== Problem requirements ==
Your task is to copy the listing exactly. Drop any pictures from the copy.
===== Data extract
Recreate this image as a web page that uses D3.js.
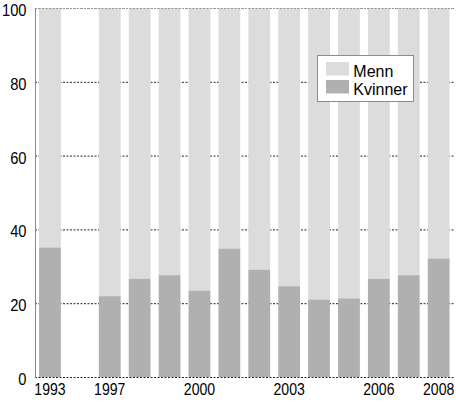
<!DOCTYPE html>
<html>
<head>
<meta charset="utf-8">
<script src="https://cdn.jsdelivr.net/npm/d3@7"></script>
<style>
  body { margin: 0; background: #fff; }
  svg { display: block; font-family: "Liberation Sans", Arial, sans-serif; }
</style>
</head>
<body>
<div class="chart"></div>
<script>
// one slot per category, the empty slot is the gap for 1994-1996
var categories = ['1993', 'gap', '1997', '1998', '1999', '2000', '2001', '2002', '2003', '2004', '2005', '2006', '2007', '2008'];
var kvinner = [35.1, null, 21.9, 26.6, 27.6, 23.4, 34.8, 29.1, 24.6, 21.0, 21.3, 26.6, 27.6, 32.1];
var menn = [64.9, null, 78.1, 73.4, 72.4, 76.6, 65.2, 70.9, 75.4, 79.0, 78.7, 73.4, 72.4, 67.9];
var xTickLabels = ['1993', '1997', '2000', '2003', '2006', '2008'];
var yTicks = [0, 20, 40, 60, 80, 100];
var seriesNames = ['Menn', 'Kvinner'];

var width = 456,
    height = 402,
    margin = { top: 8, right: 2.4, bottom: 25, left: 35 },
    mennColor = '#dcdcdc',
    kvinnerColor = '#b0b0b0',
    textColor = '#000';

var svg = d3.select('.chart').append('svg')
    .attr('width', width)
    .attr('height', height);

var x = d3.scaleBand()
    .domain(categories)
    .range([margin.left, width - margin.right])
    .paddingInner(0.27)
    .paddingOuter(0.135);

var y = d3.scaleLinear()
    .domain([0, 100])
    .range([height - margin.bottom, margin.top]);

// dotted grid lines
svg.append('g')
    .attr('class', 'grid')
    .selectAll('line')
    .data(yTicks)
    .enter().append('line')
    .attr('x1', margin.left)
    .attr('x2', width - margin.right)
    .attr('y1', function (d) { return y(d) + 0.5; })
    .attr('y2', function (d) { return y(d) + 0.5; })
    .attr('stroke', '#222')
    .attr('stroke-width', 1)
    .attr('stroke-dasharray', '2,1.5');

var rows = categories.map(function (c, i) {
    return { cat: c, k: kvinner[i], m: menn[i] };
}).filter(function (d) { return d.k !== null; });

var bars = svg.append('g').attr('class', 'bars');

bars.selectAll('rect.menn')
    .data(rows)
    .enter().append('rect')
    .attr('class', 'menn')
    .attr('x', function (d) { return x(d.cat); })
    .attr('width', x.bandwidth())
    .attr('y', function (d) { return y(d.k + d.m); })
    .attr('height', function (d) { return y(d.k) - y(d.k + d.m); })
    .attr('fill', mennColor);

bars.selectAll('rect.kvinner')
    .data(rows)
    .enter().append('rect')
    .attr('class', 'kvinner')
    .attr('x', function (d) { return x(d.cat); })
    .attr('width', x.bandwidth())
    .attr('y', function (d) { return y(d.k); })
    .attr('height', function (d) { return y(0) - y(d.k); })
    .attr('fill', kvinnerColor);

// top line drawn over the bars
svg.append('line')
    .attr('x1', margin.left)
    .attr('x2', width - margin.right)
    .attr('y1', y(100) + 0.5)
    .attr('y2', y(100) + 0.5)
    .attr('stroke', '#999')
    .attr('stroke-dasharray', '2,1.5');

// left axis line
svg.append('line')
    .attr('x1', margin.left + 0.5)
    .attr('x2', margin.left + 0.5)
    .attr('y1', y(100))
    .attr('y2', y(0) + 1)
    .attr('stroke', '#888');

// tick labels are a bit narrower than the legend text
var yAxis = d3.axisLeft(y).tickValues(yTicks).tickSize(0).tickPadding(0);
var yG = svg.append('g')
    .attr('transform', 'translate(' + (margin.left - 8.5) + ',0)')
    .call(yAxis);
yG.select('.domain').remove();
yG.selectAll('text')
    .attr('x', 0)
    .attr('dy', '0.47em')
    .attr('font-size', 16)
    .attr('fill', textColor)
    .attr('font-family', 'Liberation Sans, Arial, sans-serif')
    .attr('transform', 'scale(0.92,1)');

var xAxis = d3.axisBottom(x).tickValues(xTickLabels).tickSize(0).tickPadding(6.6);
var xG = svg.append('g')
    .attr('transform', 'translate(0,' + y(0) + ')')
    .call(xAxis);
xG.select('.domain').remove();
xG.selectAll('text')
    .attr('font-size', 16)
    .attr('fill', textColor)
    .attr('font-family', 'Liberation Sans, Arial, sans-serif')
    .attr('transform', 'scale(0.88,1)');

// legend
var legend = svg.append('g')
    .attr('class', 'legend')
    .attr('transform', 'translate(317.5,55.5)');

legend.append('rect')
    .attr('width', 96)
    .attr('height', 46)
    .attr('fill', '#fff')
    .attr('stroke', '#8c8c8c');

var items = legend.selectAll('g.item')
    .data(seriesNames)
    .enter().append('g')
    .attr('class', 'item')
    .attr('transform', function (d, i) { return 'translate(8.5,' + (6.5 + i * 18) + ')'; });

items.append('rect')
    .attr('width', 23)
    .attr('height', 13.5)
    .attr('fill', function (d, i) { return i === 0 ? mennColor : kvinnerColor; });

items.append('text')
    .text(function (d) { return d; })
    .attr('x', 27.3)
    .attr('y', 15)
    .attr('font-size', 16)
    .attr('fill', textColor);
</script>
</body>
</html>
==========
== Output of the task ==
Recreate this image as a web page that uses D3.js.
<!DOCTYPE html>
<html>
<head>
<meta charset="utf-8">
<script src="https://cdn.jsdelivr.net/npm/d3@7"></script>
<style>
  body { margin: 0; background: #fff; }
  svg { display: block; font-family: "Liberation Sans", Arial, sans-serif; }
</style>
</head>
<body>
<div class="chart"></div>
<script>
// one slot per category, the empty slot is the gap for 1994-1996
var categories = ['1993', 'gap', '1997', '1998', '1999', '2000', '2001', '2002', '2003', '2004', '2005', '2006', '2007', '2008'];
var kvinner = [35.1, null, 21.9, 26.6, 27.6, 23.4, 34.8, 29.1, 24.6, 21.0, 21.3, 26.6, 27.6, 32.1];
var menn = [64.9, null, 78.1, 73.4, 72.4, 76.6, 65.2, 70.9, 75.4, 79.0, 78.7, 73.4, 72.4, 67.9];
var xTickLabels = ['1993', '1997', '2000', '2003', '2006', '2008'];
var yTicks = [0, 20, 40, 60, 80, 100];
var seriesNames = ['Menn', 'Kvinner'];

var width = 456,
    height = 402,
    margin = { top: 8, right: 2.4, bottom: 25, left: 35 },
    mennColor = '#dcdcdc',
    kvinnerColor = '#b0b0b0',
    textColor = '#000';

var svg = d3.select('.chart').append('svg')
    .attr('width', width)
    .attr('height', height);

var x = d3.scaleBand()
    .domain(categories)
    .range([margin.left, width - margin.right])
    .paddingInner(0.27)
    .paddingOuter(0.135);

var y = d3.scaleLinear()
    .domain([0, 100])
    .range([height - margin.bottom, margin.top]);

// dotted grid lines
svg.append('g')
    .attr('class', 'grid')
    .selectAll('line')
    .data(yTicks)
    .enter().append('line')
    .attr('x1', margin.left)
    .attr('x2', width - margin.right)
    .attr('y1', function (d) { return y(d) + 0.5; })
    .attr('y2', function (d) { return y(d) + 0.5; })
    .attr('stroke', '#222')
    .attr('stroke-width', 1)
    .attr('stroke-dasharray', '2,1.5');

var rows = categories.map(function (c, i) {
    return { cat: c, k: kvinner[i], m: menn[i] };
}).filter(function (d) { return d.k !== null; });

var bars = svg.append('g').attr('class', 'bars');

bars.selectAll('rect.menn')
    .data(rows)
    .enter().append('rect')
    .attr('class', 'menn')
    .attr('x', function (d) { return x(d.cat); })
    .attr('width', x.bandwidth())
    .attr('y', function (d) { return y(d.k + d.m); })
    .attr('height', function (d) { return y(d.k) - y(d.k + d.m); })
    .attr('fill', mennColor);

bars.selectAll('rect.kvinner')
    .data(rows)
    .enter().append('rect')
    .attr('class', 'kvinner')
    .attr('x', function (d) { return x(d.cat); })
    .attr('width', x.bandwidth())
    .attr('y', function (d) { return y(d.k); })
    .attr('height', function (d) { return y(0) - y(d.k); })
    .attr('fill', kvinnerColor);

// top line drawn over the bars
svg.append('line')
    .attr('x1', margin.left)
    .attr('x2', width - margin.right)
    .attr('y1', y(100) + 0.5)
    .attr('y2', y(100) + 0.5)
    .attr('stroke', '#999')
    .attr('stroke-dasharray', '2,1.5');

// left axis line
svg.append('line')
    .attr('x1', margin.left + 0.5)
    .attr('x2', margin.left + 0.5)
    .attr('y1', y(100))
    .attr('y2', y(0) + 1)
    .attr('stroke', '#888');

// tick labels are a bit narrower than the legend text
var yAxis = d3.axisLeft(y).tickValues(yTicks).tickSize(0).tickPadding(0);
var yG = svg.append('g')
    .attr('transform', 'translate(' + (margin.left - 8.5) + ',0)')
    .call(yAxis);
yG.select('.domain').remove();
yG.selectAll('text')
    .attr('x', 0)
    .attr('dy', '0.47em')
    .attr('font-size', 16)
    .attr('fill', textColor)
    .attr('font-family', 'Liberation Sans, Arial, sans-serif')
    .attr('transform', 'scale(0.92,1)');

var xAxis = d3.axisBottom(x).tickValues(xTickLabels).tickSize(0).tickPadding(6.6);
var xG = svg.append('g')
    .attr('transform', 'translate(0,' + y(0) + ')')
    .call(xAxis);
xG.select('.domain').remove();
xG.selectAll('text')
    .attr('font-size', 16)
    .attr('fill', textColor)
    .attr('font-family', 'Liberation Sans, Arial, sans-serif')
    .attr('transform', 'scale(0.88,1)');

// legend
var legend = svg.append('g')
    .attr('class', 'legend')
    .attr('transform', 'translate(317.5,55.5)');

legend.append('rect')
    .attr('width', 96)
    .attr('height', 46)
    .attr('fill', '#fff')
    .attr('stroke', '#8c8c8c');

var items = legend.selectAll('g.item')
    .data(seriesNames)
    .enter().append('g')
    .attr('class', 'item')
    .attr('transform', function (d, i) { return 'translate(8.5,' + (6.5 + i * 18) + ')'; });

items.append('rect')
    .attr('width', 23)
    .attr('height', 13.5)
    .attr('fill', function (d, i) { return i === 0 ? mennColor : kvinnerColor; });

items.append('text')
    .text(function (d) { return d; })
    .attr('x', 27.3)
    .attr('y', 15)
    .attr('font-size', 16)
    .attr('fill', textColor);
</script>
</body>
</html>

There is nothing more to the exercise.